┌──

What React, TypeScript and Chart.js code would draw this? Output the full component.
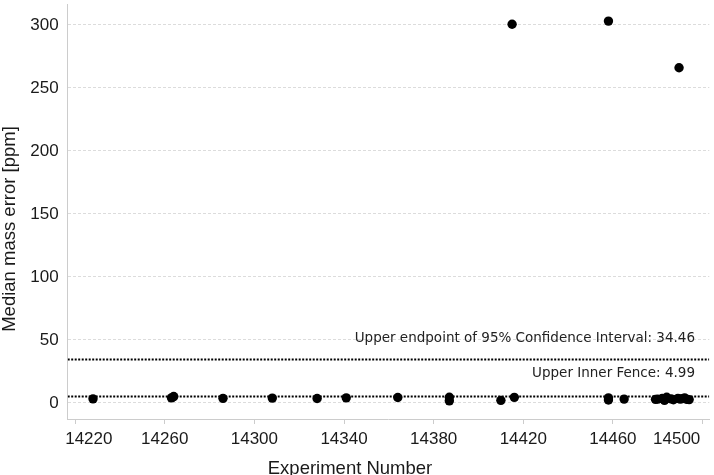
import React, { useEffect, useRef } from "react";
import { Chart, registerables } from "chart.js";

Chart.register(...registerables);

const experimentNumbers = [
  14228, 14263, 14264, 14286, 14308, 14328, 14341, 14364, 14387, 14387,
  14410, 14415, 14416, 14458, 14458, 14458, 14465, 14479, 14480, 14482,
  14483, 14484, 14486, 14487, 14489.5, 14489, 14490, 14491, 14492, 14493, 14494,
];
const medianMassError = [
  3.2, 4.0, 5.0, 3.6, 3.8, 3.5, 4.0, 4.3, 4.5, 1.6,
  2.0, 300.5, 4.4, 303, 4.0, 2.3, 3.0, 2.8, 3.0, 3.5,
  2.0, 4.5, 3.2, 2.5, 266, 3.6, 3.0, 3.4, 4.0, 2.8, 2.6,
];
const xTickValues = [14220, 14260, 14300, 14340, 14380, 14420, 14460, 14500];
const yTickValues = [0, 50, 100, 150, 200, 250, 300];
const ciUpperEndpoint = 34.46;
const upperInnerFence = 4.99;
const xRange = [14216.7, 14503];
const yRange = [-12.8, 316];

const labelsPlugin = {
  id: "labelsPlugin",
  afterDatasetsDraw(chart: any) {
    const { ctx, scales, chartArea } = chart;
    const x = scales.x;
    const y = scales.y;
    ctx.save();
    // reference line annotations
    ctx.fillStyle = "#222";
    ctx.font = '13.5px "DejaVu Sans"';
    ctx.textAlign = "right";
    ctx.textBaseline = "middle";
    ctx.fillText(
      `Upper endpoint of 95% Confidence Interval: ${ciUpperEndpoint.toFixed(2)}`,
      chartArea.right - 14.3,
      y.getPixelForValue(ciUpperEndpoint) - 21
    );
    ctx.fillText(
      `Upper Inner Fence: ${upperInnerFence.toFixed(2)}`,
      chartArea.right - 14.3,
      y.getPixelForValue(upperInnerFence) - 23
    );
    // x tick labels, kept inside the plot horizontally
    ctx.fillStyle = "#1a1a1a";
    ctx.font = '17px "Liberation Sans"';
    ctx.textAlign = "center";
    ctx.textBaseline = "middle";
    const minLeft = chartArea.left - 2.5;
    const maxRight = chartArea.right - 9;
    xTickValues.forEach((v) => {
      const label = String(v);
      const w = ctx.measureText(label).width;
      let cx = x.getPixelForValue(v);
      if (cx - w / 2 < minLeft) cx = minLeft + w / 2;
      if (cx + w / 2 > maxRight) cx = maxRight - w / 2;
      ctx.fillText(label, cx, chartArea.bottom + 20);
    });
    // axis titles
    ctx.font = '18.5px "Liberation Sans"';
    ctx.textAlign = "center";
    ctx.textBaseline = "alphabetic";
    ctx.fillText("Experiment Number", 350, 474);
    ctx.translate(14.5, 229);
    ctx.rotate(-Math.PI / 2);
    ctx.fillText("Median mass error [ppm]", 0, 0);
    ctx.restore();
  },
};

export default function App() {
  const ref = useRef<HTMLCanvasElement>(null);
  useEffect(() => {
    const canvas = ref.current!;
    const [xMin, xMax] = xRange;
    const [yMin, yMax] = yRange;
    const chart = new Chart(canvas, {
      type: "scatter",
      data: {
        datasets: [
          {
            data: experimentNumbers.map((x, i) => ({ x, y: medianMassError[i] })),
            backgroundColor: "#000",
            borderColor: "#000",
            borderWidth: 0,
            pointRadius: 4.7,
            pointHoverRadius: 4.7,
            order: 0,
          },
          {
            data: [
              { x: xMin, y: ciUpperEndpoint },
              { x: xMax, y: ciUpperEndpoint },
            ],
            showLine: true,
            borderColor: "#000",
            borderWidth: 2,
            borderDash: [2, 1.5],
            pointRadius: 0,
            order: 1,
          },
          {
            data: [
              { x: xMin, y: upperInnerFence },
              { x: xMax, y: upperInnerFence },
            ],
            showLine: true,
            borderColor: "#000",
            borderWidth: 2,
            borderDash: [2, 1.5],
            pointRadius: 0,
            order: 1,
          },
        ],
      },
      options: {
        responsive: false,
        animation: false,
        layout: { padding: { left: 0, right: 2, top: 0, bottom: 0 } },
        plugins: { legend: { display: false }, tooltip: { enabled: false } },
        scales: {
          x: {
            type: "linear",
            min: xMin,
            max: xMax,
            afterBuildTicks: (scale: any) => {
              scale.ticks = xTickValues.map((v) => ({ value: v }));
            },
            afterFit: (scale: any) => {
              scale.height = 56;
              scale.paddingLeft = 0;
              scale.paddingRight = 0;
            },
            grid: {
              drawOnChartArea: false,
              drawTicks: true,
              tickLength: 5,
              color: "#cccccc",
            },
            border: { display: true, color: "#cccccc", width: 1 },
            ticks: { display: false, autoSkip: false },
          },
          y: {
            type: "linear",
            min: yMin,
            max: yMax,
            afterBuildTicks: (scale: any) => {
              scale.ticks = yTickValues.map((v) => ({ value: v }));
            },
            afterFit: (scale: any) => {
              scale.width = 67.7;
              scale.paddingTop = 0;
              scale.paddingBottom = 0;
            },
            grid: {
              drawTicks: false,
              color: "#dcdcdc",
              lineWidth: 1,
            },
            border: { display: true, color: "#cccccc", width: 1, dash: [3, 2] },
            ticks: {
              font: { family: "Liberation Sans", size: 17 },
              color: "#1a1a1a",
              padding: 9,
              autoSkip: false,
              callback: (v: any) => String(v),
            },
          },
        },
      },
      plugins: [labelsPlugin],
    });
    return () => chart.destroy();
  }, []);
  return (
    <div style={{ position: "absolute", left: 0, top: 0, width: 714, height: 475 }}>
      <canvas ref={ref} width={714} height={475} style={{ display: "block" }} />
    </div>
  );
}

└──

(WHAT THE TASK ASKS):
Give again exactly the lines running from the beginning of the material above through the line that contains "Chart.register(...registerables);", and leave out every picture.

(RESULT):
What React, TypeScript and Chart.js code would draw this? Output the full component.
import React, { useEffect, useRef } from "react";
import { Chart, registerables } from "chart.js";

Chart.register(...registerables);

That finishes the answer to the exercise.